Sandra Friedrichs: „Natürlich nehmen wir regelmäßig an Fortbildungen teil, um für den Ernstfall vorbereitet zu sein.“ Und ihr Ehemann, der bereits in der Jugend beim Maltestern Hilfsdienst Mitglied ist, ergänzt: „Es kommt nicht so oft vor, dass wir als ehrenamtliche Sanitäter in die Lage kommen, einen Menschen reanimieren zu müssen.“ Gerade deshalb ist der umsichtige und erfolgreiche Einsatz des Ehepaars Friedrichs noch höher einzuschätzen. Frank Kilian: „Wenn wir die gesamten Umstände betrachten, ein Fastnachtssonntag, der allen viel Spaß bringen soll. Dann von einer Sekunde auf die nächste wird aus einer ausgelassenen, fröhlichen Stimmung eine ernste, lebensbedrohliche Situation. Nur dann kann man bemessen, welche herausragende Leistung das Ehepaar Friedrichs und Frau Kirschner in diesem dramatischen Moment erbracht haben.“ Sie haben sich bravourös verhalten, von dem einen auf den anderen Moment vollkommen richtig reagiert.
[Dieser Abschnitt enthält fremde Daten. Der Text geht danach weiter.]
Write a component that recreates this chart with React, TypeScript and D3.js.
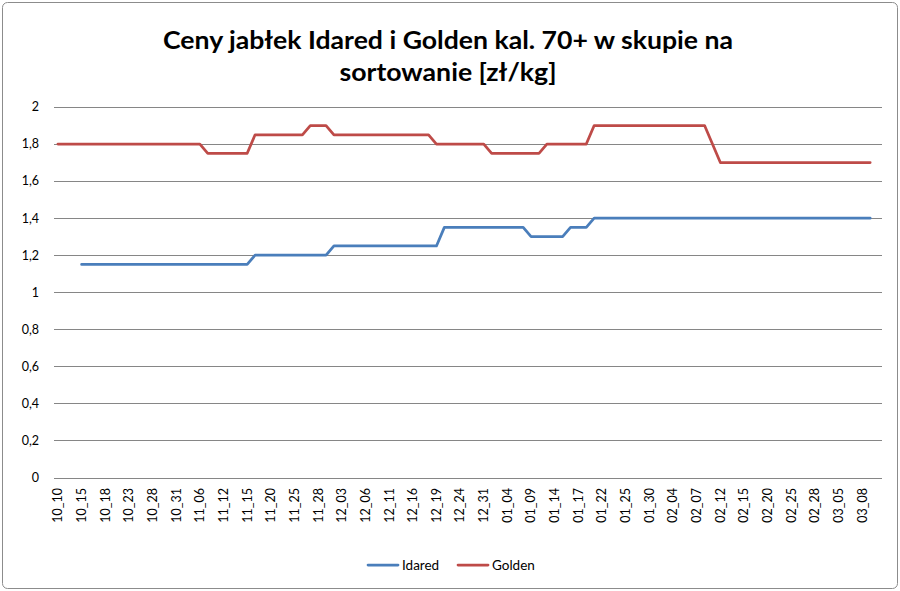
import * as d3 from 'd3';

// tick labels shown on the category axis (every 3rd category)
const tickLabels = [
  '10_10', '10_15', '10_18', '10_23', '10_28', '10_31', '11_06', '11_12', '11_15',
  '11_20', '11_25', '11_28', '12_03', '12_06', '12_11', '12_16', '12_19', '12_24',
  '12_31', '01_04', '01_09', '01_14', '01_17', '01_22', '01_25', '01_30', '02_04',
  '02_07', '02_12', '02_15', '02_20', '02_25', '02_28', '03_05', '03_08',
];
const labelStep = 3;
const categoryCount = 105;

const idared: (number | null)[] = [
  null, null, null, 1.15, 1.15, 1.15, 1.15, 1.15, 1.15, 1.15,
  1.15, 1.15, 1.15, 1.15, 1.15, 1.15, 1.15, 1.15, 1.15, 1.15,
  1.15, 1.15, 1.15, 1.15, 1.15, 1.2, 1.2, 1.2, 1.2, 1.2,
  1.2, 1.2, 1.2, 1.2, 1.2, 1.25, 1.25, 1.25, 1.25, 1.25,
  1.25, 1.25, 1.25, 1.25, 1.25, 1.25, 1.25, 1.25, 1.25, 1.35,
  1.35, 1.35, 1.35, 1.35, 1.35, 1.35, 1.35, 1.35, 1.35, 1.35,
  1.3, 1.3, 1.3, 1.3, 1.3, 1.35, 1.35, 1.35, 1.4, 1.4,
  1.4, 1.4, 1.4, 1.4, 1.4, 1.4, 1.4, 1.4, 1.4, 1.4,
  1.4, 1.4, 1.4, 1.4, 1.4, 1.4, 1.4, 1.4, 1.4, 1.4,
  1.4, 1.4, 1.4, 1.4, 1.4, 1.4, 1.4, 1.4, 1.4, 1.4,
  1.4, 1.4, 1.4, 1.4,
];

const golden: (number | null)[] = [
  1.8, 1.8, 1.8, 1.8, 1.8, 1.8, 1.8, 1.8, 1.8, 1.8,
  1.8, 1.8, 1.8, 1.8, 1.8, 1.8, 1.8, 1.8, 1.8, 1.75,
  1.75, 1.75, 1.75, 1.75, 1.75, 1.85, 1.85, 1.85, 1.85, 1.85,
  1.85, 1.85, 1.9, 1.9, 1.9, 1.85, 1.85, 1.85, 1.85, 1.85,
  1.85, 1.85, 1.85, 1.85, 1.85, 1.85, 1.85, 1.85, 1.8, 1.8,
  1.8, 1.8, 1.8, 1.8, 1.8, 1.75, 1.75, 1.75, 1.75, 1.75,
  1.75, 1.75, 1.8, 1.8, 1.8, 1.8, 1.8, 1.8, 1.9, 1.9,
  1.9, 1.9, 1.9, 1.9, 1.9, 1.9, 1.9, 1.9, 1.9, 1.9,
  1.9, 1.9, 1.9, 1.8, 1.7, 1.7, 1.7, 1.7, 1.7, 1.7,
  1.7, 1.7, 1.7, 1.7, 1.7, 1.7, 1.7, 1.7, 1.7, 1.7,
  1.7, 1.7, 1.7, 1.7,
];

const yTicks = [0, 0.2, 0.4, 0.6, 0.8, 1, 1.2, 1.4, 1.6, 1.8, 2];

const series = [
  { name: 'Idared', values: idared, color: '#4a7ebb' },
  { name: 'Golden', values: golden, color: '#be4b48' },
];

const W = 900;
const H = 591;
const font = 'Lato, "Open Sans", sans-serif';

export default function App() {
  const x = d3
    .scaleBand<number>()
    .domain(d3.range(categoryCount))
    .range([54, 882]);
  const cx = (i: number) => (x(i) ?? 0) + x.bandwidth() / 2;

  const y = d3.scaleLinear().domain([0, 2]).range([477.5, 107]);

  const line = d3
    .line<number | null>()
    .defined(d => d != null)
    .x((_, i) => cx(i))
    .y(d => y(d as number));

  const fmt = (v: number) => String(+v.toFixed(1)).replace('.', ',');

  return (
    <svg
      width={W}
      height={H}
      style={{ position: 'absolute', left: 0, top: 0, background: '#fff' }}
      fontFamily={font}
    >
      <rect x={2.5} y={2.5} width={895} height={586} rx={5} fill="#fff" stroke="#8c8c8c" />

      <text
        x={448}
        y={49}
        textAnchor="middle"
        fontSize={25}
        fontWeight="bold"
        fill="#000"
        textLength={570}
        lengthAdjust="spacingAndGlyphs"
      >
        Ceny jabłek Idared i Golden kal. 70+ w skupie na
      </text>
      <text
        x={448}
        y={81}
        textAnchor="middle"
        fontSize={25}
        fontWeight="bold"
        fill="#000"
        textLength={217}
        lengthAdjust="spacingAndGlyphs"
      >
        sortowanie [zł/kg]
      </text>

      {yTicks.map(t => (
        <g key={t}>
          <line x1={54} x2={882} y1={Math.round(y(t)) + 0.5} y2={Math.round(y(t)) + 0.5} stroke="#868686" />
          <text x={39} y={y(t)} dy="0.35em" textAnchor="end" fontSize={12.5} fill="#000">
            {fmt(t)}
          </text>
        </g>
      ))}

      {tickLabels.map((lab, k) => {
        const px = cx(k * labelStep);
        return (
          <text
            key={lab + k}
            transform={`translate(${px},488) rotate(-90)`}
            dy="0.35em"
            textAnchor="end"
            fontSize={12.5}
            fill="#000"
          >
            {lab}
          </text>
        );
      })}

      {series.map(s => (
        <path
          key={s.name}
          d={line(s.values) ?? ''}
          fill="none"
          stroke={s.color}
          strokeWidth={2.75}
          strokeLinejoin="round"
          strokeLinecap="round"
        />
      ))}

      {series.map((s, i) => {
        const lx = 368 + i * 90;
        return (
          <g key={s.name}>
            <line x1={lx} x2={lx + 30} y1={565} y2={565} stroke={s.color} strokeWidth={2.75} strokeLinecap="round" />
            <text x={lx + 34} y={565} dy="0.35em" fontSize={13.5} fill="#000">
              {s.name}
            </text>
          </g>
        );
      })}
    </svg>
  );
}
Der Vorfall ließ Sandra Friedrichs in den Tagen nach dem 11. Februar nicht los: „Ich habe nachgeforscht und über den Vereinsnamen stießen wir auf Dieter Kirschner und seine Frau.“ Zu einer ersten Dankesfeier mit dem genesenen Dieter Kirschner trafen sich die Beteiligten in Wehretal, der Heimat der Kirschners. „Inzwischen sind wir Freunde“, sagt Wiltrud Kirschner, dessen Sohn Tim daraufhin die öffentliche Belobigung in der hessischen Staatskanzlei anregte. Nun erfolgte die Überreichung der Urkunden durch Landrat Frank Kilian. Leider konnte Dieter Kirschner aus gesundheitlichen Gründen nicht an der kleinen Feierstunde im Kreishaus in Bad Schwalbach teilnehmen. „Unsere Gesellschaft benötigt Menschen wie Wiltrud Kirschner, Sandra und Frank Friedrichs, die handeln, wenn sie eine verunglückte Person sehen, die dringend Hilfe benötigt. Wir dürfen nicht wegschauen, sollten wenigstens einen Rettungswagen alarmieren. Dadurch können Leben gerettet werden“, betont Landrat Frank Kilian.

Foto:
Landrat Frank Kilian überreicht die Urkunden der öffentlichen Belobigung Wiltrud Kirschner, Frank und Sandra Friedrichs (von links). Rechts: Tim Kirschner, der die Belobigung in der hessischen Staatskanzlei anregte.

Landrat Frank Kilian überreicht die Urkunden der öffentlichen Belobigung Wiltrud Kirschner, Frank und Sandra Friedrichs (von links).